1.13.2009

On The Matter of Reading.

I finished a book yesterday. As in, sat down and read a book cover-to-cover. Most of this reading was done in a coffee shop adjoined to a book store, which made me feel very much like the Danielle-of-seven-or-eight-years-ago, when I would go to Barnes & Noble on a Sunday afternoon, stake out the comfiest of the couches, and (without actually purchasing it) read (in its entirety) whatever new novel the New Yorker was ranting about. If it was a particularly long novel, I would use a toothpick as a bookmark, so I could just pick up where I left off the next Sunday. Only once did the book I bookmarked ever get sold before I could finish it.

Anyway. I actually bought the book I read yesterday. But it was at a used bookstore, so I still feel like I was cheating someone out of something. Maybe like I was cheating Joe Meno, author of Hairstyles of the Damned (the book I bought/read), out of his cut from the sale of the book.
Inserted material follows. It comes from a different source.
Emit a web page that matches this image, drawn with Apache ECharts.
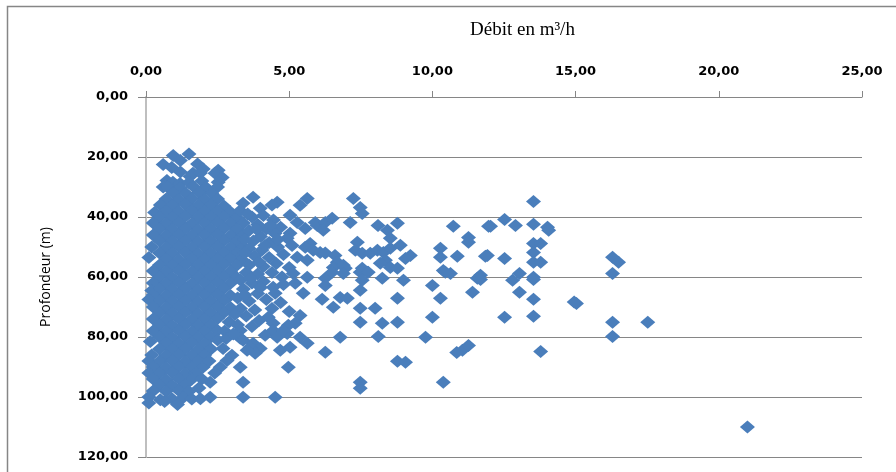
<!DOCTYPE html>
<html>
<head>
<meta charset="utf-8">
<script src="https://cdn.jsdelivr.net/npm/echarts@6/dist/echarts.min.js"></script>
<style>html,body{margin:0;padding:0;background:#fff}#c{width:896px;height:472px}</style>
</head>
<body>
<div id="c"></div>
<script>
// Axis settings / ticks
var xTicks = [0, 5, 10, 15, 20, 25];
var yTicks = [0, 20, 40, 60, 80, 100, 120];
var xTitle = 'Débit en m³/h';
var yTitle = 'Profondeur (m)';

// [débit (m3/h), profondeur (m)]
var topPoints = [[1.5,19],[0.95,19.5],[1.2,21.2],[0.6,22.5],[1.8,22.3],[0.9,23.5],[2.0,24],[2.52,24.4],[1.2,25],[2.41,25.4],[1.64,25.4],[1.54,26.5],[1.9,25.3],[2.66,26.8],[0.73,27.8],[0.94,28.4],[1.19,28.8],[2.52,28.4],[1.95,28],[1.5,28.5],[0.6,30],[2.0,31.1]];

var denseCore = [
[0.75,30],[1.2,30.3],[1.65,29.8],[2.1,30.2],[2.5,30],
[0.95,32],[1.4,32.2],[1.85,31.8],[2.3,32.1],
[0.7,34],[1.15,34.2],[1.6,33.8],[2.05,34.1],[2.5,34],
[0.5,36],[0.92,36.2],[1.37,35.8],[1.82,36.1],[2.27,36],[2.72,36.3],
[0.3,38.5],[0.7,38],[1.15,38.2],[1.6,37.9],[2.05,38.1],[2.5,38],[2.95,38.3],
[0.47,40],[0.92,40.2],[1.37,39.8],[1.82,40.1],[2.27,40],[2.72,39.9],[3.17,40.2],
[0.25,42],[0.7,42.1],[1.15,41.9],[1.6,42.2],[2.05,42],[2.5,41.8],[2.95,42.1],[3.4,42],
[0.47,44],[0.92,44.1],[1.37,43.9],[1.82,44.2],[2.27,44],[2.72,43.8],[3.17,44.1],
[0.25,46],[0.7,46.2],[1.15,45.9],[1.6,46.1],[2.05,46],[2.5,45.8],[2.95,46.2],[3.4,46],
[0.47,48],[0.92,48.1],[1.37,47.9],[1.82,48.2],[2.27,48],[2.72,47.9],[3.17,48.1],
[0.2,50],[0.7,50.2],[1.15,49.9],[1.6,50.1],[2.05,50],[2.5,49.8],[2.95,50.2],[3.4,50],
[0.47,52],[0.92,52.1],[1.37,51.8],[1.82,52.2],[2.27,52],[2.72,51.9],[3.17,52.1],
[0.1,53.5],[0.7,54],[1.15,54.2],[1.6,53.9],[2.05,54.1],[2.5,54],[2.95,53.8],[3.35,54.2],
[0.47,56],[0.92,56.2],[1.37,55.9],[1.82,56.1],[2.27,56],[2.72,55.8],[3.17,56.1],
[0.25,58],[0.7,58.1],[1.15,57.9],[1.6,58.2],[2.05,58],[2.5,57.9],[2.95,58.1],
[0.47,60],[0.92,60.2],[1.37,59.8],[1.82,60.1],[2.27,60],[2.72,59.9],[3.17,60.2],
[0.25,62],[0.7,62.1],[1.15,61.9],[1.6,62.2],[2.05,62],[2.5,61.8],[2.95,62.1],
[0.2,64.5],[0.47,64],[0.92,64.1],[1.37,63.9],[1.82,64.2],[2.27,64],[2.72,63.8],
[0.25,66],[0.7,66.2],[1.15,65.9],[1.6,66.1],[2.05,66],[2.5,65.8],[2.95,66.2],
[0.1,67.5],[0.47,68],[0.92,68.1],[1.37,67.9],[1.82,68.2],[2.27,68],[2.72,67.9],
[0.25,70],[0.7,70.2],[1.15,69.9],[1.6,70.1],[2.05,70],[2.5,69.8],[2.95,70.2],
[0.47,72],[0.92,72.1],[1.37,71.8],[1.82,72.2],[2.27,72],[2.72,71.9],
[0.25,74],[0.7,74.2],[1.15,73.9],[1.6,74.1],[2.05,74],[2.5,73.8],
[0.47,76],[0.92,76.2],[1.37,75.9],[1.82,76.1],[2.27,76],
[0.25,78],[0.7,78.1],[1.15,77.9],[1.6,78.2],[2.05,78],[2.5,77.8],
[0.47,80],[0.92,80.2],[1.37,79.8],[1.82,80.1],[2.27,80],
[0.15,81.5],[0.7,82],[1.15,82.1],[1.6,81.9],[2.05,82.2],
[0.47,84],[0.92,84.1],[1.37,83.9],[1.82,84.2],[2.27,84],
[0.2,86],[0.7,86.2],[1.15,85.9],[1.6,86.1],[2.05,86],
[0.1,88],[0.47,88.1],[0.92,87.9],[1.37,88.2],[1.82,88],
[0.25,90],[0.7,90.2],[1.15,89.9],[1.6,90.1],[2.0,90],
[0.1,92],[0.47,92.1],[0.92,91.8],[1.37,92.2],[1.75,92],
[0.25,94],[0.7,94.2],[1.15,93.9],[1.6,94.1],
[0.47,96],[0.92,96.2],[1.37,95.9],
[0.25,98],[0.7,98.1],[1.15,97.9],[1.5,98.2],
[0.1,100],[0.5,100.9],[0.9,100.5],[1.3,100.2],[1.6,100.7],[1.9,100.6],
[0.1,102],[0.65,101.5],[1.1,102.5]
];

var clusterFringe = [
[3.74,33.4],[3.39,35.4],[3.29,37.8],[3.99,37.1],[4.58,35.1],[4.4,36],[5.38,36.1],[5.63,33.8],[4.1,39.5],[3.7,40],[4.45,41],[3.9,42.5],[4.2,44],[4.7,43.4],[5.03,45.4],[5.56,43.8],[5.98,42.8],[5.03,39.4],[5.28,41.8],[5.91,41.8],[3.6,44.5],[4.0,46.5],[4.5,45.5],[4.93,47.1],[3.75,48],[4.3,48.5],
[3.6,50.5],[4.05,51],[4.6,50],[5.1,49.5],[5.73,48.8],[5.56,50.1],[5.84,51.1],[3.8,53],[4.3,53.5],[4.8,52.5],[5.28,53.4],[5.63,54.4],[3.6,56],[4.1,56.5],[4.55,55.5],[5.0,56.8],[3.5,58.5],[3.9,59],[4.4,58.5],[5.14,58.8],[4.75,60],[5.63,60.1],
[3.3,61],[3.7,62],[4.1,61.5],[4.44,63.4],[5.21,62.1],[5.49,65.4],[4.51,65.4],[3.4,64],[3.9,65.5],[3.2,67],[3.6,68],[4.2,67.5],[4.7,68.5],[3.3,70.5],[3.8,71],[4.4,70.5],[5.0,71.5],[3.5,73],[4.27,73.4],[4.44,75.4],[5.38,72.8],[5.21,75.4],[4.97,76.1],
[2.9,75],[3.2,76],[3.7,76.5],[2.75,78],[3.29,77.8],[4.16,79.4],[4.44,77.8],[4.93,78.8],[5.38,80.1],[5.63,82.1],[5.03,83.4],[4.58,80.1],[4.79,77.8],[3.29,80.4],[3.74,82.1],[3.99,83.8],[3.39,81.1],[3.64,83.4],[3.81,85.4],[3.53,84.4],[2.69,83.8],[3.0,86.1],[2.83,87.8],[2.59,90.1],[2.5,81],[2.8,80.5],[4.69,84.4],[4.97,90.1],[3.29,90.1],[3.39,95.1],[3.39,100.1],[4.51,100.1],[2.24,95.1],[2.24,100.1],[2.2,88],[2.4,92],[1.95,94],[1.85,97],
[3.55,39],[3.85,44],[4.35,42.8],[3.45,47.5],[4.15,49.5],[3.95,55],[3.45,52],[4.6,47.5],[3.65,60.5],[4.0,63.5],[3.45,66],[3.1,72.5],[3.95,74.5],[3.05,79],[4.8,62.5]
];

var midRange = [
[6.26,41.8],[6.5,40.4],[6.19,44.4],[7.24,33.8],[7.48,36.8],[7.55,38.8],[7.13,41.8],[8.1,42.8],[8.78,42.1],[8.43,44.4],[8.53,47.1],[10.73,43.1],[11.26,46.8],[11.26,48.4],[11.96,43.1],
[6.08,51.8],[6.26,52],[6.6,52.8],[6.68,55.1],[6.54,56.8],[6.89,56.1],[6.96,57.1],
[7.38,48.4],[7.31,51.1],[7.55,52.1],[7.83,52.1],[8.08,51.1],[8.29,51.8],[8.53,50.4],[8.88,49.4],[9.23,52.8],[9.06,53.8],[8.36,54.4],[8.53,56.8],[8.78,57.1],[8.18,55.4],
[10.28,50.4],[10.28,53.4],[10.87,53.1],[11.85,53.1],[10.38,57.8],[10.63,58.8],[7.55,57.1],[7.73,58.4],[11.68,59.4],
[6.26,60.4],[6.26,62.8],[6.15,67.4],[6.54,70.1],[6.78,66.8],[7.03,67.1],[6.5,58.4],[6.89,58.8],[7.48,58.4],[7.76,58.4],[7.55,61.1],[7.48,64.4],[8.25,60.4],[8.99,61.1],[8.78,67.1],[7.48,70.4],[8.0,70.4],[7.48,75.1],[8.25,75.4],[8.78,75.1],[10.0,62.8],[10.28,67.1],[10.0,73.4],[10.45,58.4],[11.57,60.4],[11.4,65.1],[6.78,80.1],[8.11,79.8],[9.76,80.1],[6.26,85.1],[8.78,88.1],[9.06,88.4],[7.48,95.1],[7.48,97.1],[10.38,95.1],[11.05,84.4],[11.26,82.8],[10.85,85.2]
];

var farRange = [
[13.53,34.8],[12.03,43.1],[12.52,40.8],[12.9,42.8],[13.53,42.4],[14.02,43.4],[14.06,44.4],[13.53,48.8],[13.78,48.8],[13.53,51.8],[13.53,55.1],[13.78,55.1],[11.92,52.8],[12.52,53.8],[11.68,60.8],[12.8,61.1],[13.04,58.8],[13.53,60.1],[13.53,60.8],[13.04,65.1],[13.53,67.4],[12.52,73.4],[13.53,73.1],[13.78,84.8],[15.03,68.8],[14.95,68.3],[16.29,53.4],[16.5,55.1],[16.29,58.8],[16.29,75.1],[16.29,79.8],[17.52,75.1],[21.0,110]
];

var allPoints = topPoints.concat(denseCore, clusterFringe, midRange, farRange);

function fr(v){ return v.toFixed(2).replace('.', ','); }

var chart = echarts.init(document.getElementById('c'), null, {renderer:'canvas'});
chart.setOption({
  animation: false,
  backgroundColor: '#ffffff',
  title: {
    text: xTitle,
    left: 465, top: 16,
    textStyle: {fontFamily: 'Liberation Serif', fontSize: 19, fontWeight: 'normal', color: '#000'}
  },
  graphic: [{
    type: 'rect', silent: true,
    shape: {x: 7.5, y: 6.5, width: 1000, height: 1000},
    style: {fill: 'none', stroke: '#868686', lineWidth: 1.5}
  }],
  grid: {left: 146, top: 97, width: 716, height: 360, containLabel: false},
  xAxis: {
    type: 'value', position: 'top',
    min: xTicks[0], max: xTicks[xTicks.length-1], interval: 5,
    axisLine: {show: true, lineStyle: {color: '#868686', width: 1}},
    axisTick: {show: true, inside: false, length: 6, lineStyle: {color: '#868686'}},
    splitLine: {show: false},
    axisLabel: {formatter: fr, margin: 19, fontFamily: 'DejaVu Sans', fontWeight: 'bold', fontSize: 13, color: '#000'}
  },
  yAxis: {
    type: 'value', inverse: true,
    min: yTicks[0], max: yTicks[yTicks.length-1], interval: 20,
    name: yTitle, nameLocation: 'middle', nameRotate: 90, nameGap: 93,
    nameTextStyle: {fontFamily: 'Open Sans', fontSize: 14, color: '#000'},
    axisLine: {show: true, lineStyle: {color: '#BFBFBF', width: 2}},
    axisTick: {show: true, inside: false, length: 8, lineStyle: {color: '#868686'}},
    splitLine: {show: true, lineStyle: {color: '#868686', width: 1}},
    axisLabel: {formatter: fr, margin: 18, fontFamily: 'DejaVu Sans', fontWeight: 'bold', fontSize: 13, color: '#000'}
  },
  series: [{
    type: 'scatter',
    symbol: 'diamond',
    symbolSize: [15, 13],
    itemStyle: {color: '#4A7EBB', opacity: 1, borderWidth: 0},
    data: allPoints
  }]
});
</script>
</body>
</html>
Or maybe not. It was a good book, if not much too fast a read (it only took me two and a half hours to finish), but none of this is really the point.

The point is: I miss reading. I blogged a little about this over at URFCKD, but I kind of want to mention it here as well. To drive it home, maybe.
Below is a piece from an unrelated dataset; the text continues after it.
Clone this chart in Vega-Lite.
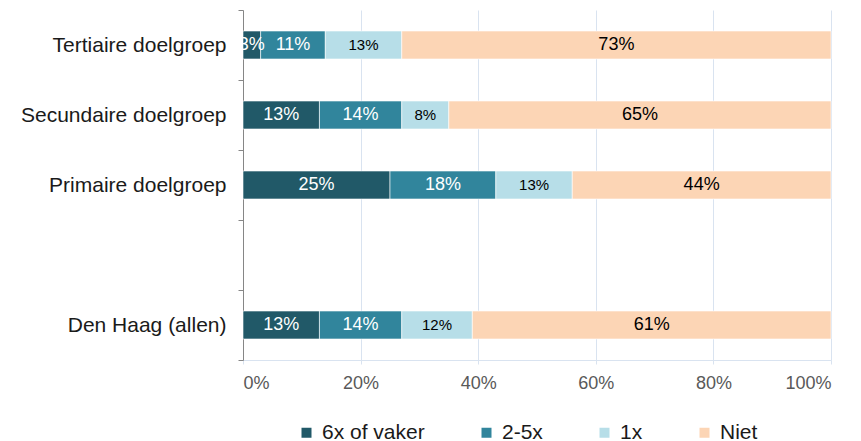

I used to be a voracious reader. It was my thing. Other people have music, and I like music (although, not as much lately), but music was never really my thing. And yeah, I watch a lot of movies, but I never considered myself a film buff; nor did I ever strive to establish myself as a film buff. I doodle, but I'm not an artist. I write (occasionally), but I'm not a writer.

I'm a reader.

I'm the kind of person who will--schedule allowing it--stay awake for three days, just to finish a novel in one sitting.

I'm the kind of person who, when imagining her dream house, has an entire floor devoted to books. My dream house has an actual library. With a card catalogue.

I'm the kind of person who falls in love with a person based on the caliber of his bookshelf. Always have been. I usually don't realize that I'm serious about a person until I start imagining our collections combined... his books, my books, the shelving it would require for such a union, which novels we'd have multiple copies of, etc. Seriously: some women imagine what her kids would look like were she to marry so-and-so; I wonder about what our library would look like.

Or, at least, I used to be that kind of person. Somewhere along the line, I stopped. Reading stopped being my thing. Maybe it had to do with school, and being forced to listen to absolute morons discuss novels I loved. Or maybe it was the fact that I had to get a job, and finding the time to scout out books I wanted to read seemed impossible. Not to mention finding the time to actually read the book once I'd decided on it. Maybe it's the fact that reading is a solitary activity; you can watch a movie and listen to music in a group, with people, but reading is really an alone-time activity. And maybe I'm afraid of alone-time... Maybe I'm now the kind of person who subconsiously needs to be with people all the time, and dreads having to spend any quantitive amount of time by herself...

Whatever the reason, movies and Nintendo and drinking are my things now (or, at least, have been for the past year.) They're just so much easier, so much less of an investment. They're cheaper (and I don't mean "cheaper" as a financial statement.)

And I feel cheaper for choosing them.

So, my New Year's resolution--and don't even get me started on how I used to be the kind of person who didn't make New Year's resolutions--will be to finish at least one book a week (unless I decide to finally finish Ulysses or something equally epic, in which case I will allow myself longer.) I'm not going to resolve to review the books once I've read them, because I won't, and I'm not going to set myself up for that failure. But I am going to resolve to start reading again. I'm going to try and be that girl who isn't afraid of spending time alone.

I used to be that girl. I can be her again.

Right?



(On a totally unrelated note, Goodwill had the most amazing selection of self-help books from the 70s and 80s yesterday. Any--or all--of them would have enhanced my collection greatly, and I was thisclose to buying them, but then... I remembered I have no place to put them, and they'd just be more crap I have to haul around until I do. Le sigh. And so, just like that, I've let a trove of precious gems slip through my fingers.)